Last week we saw the first swallows. There they skimmed and flew, as if they had never gone to other skies at all. Their flight is so effortless, they seem to pour and stream down unseen cataracts of air. To-day chimney-swallows came, and we watched their endless rippling and circling. They sailed and wheeled, in little companies or singly, now twittering and now silent, and from now on all summer the sky will never be empty of their beautiful activities.
May 26.
At last the woods are like a garden of delicate flowers, clothing the hills as far as eye can see with colors of sunrise. The red-oaks are gold color, with strong brown stems; ash and lindens are golden green; maples soft copper and bronze, or deep flesh-color.

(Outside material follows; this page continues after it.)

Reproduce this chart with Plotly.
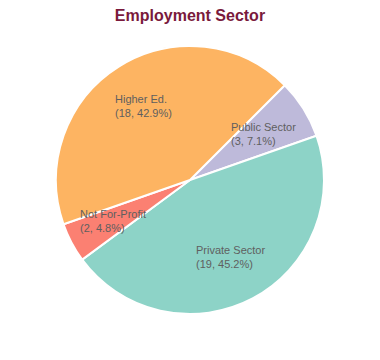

The flower-like delicacy of leafing out is wonderfully prolonged. The willows come first, then elms, in brown flower, then quaking-asps and birches, and then maples. Later, lindens and ash-trees catch the light, and the ash leaves (which grow far apart, and in bunches, with the flower-buds) are indeed like just-alighted butterflies. The small leaves are so bright that even in the rain they shine as if a shaft of sunlight from some unseen break in the clouds were lighting the woods.
Now long shining leaf buds show among the elm flowers and on the beeches. The later poplars are cream-white and as downy as velvet. A wood of maples and poplars is almost a pink-and-white wood; shell-pink, and palest, most silvery-and-creamy gray.
The tall gold-colored red-oaks make masses of strong color; and later, when we think the shimmering of the fairy rainbow is fading, the white oaks come out in a mist of pale carnation—pink and gray and cream.
In June, after all the hardwoods have merged into uniform light green, firs and spruces become jeweled at every point with tips of light, the new growth for the year. Red pines and white pines are set all over with candelabra of lighter green, until high on the tops of the seeding white pines little clusters of finger-slender pale green cones begin to show.
By this time the forest-flowers have faded through the woods. The brighter colors of the field-flowers are gay along the roadsides and over meadows and pastures, and with them Summer has come.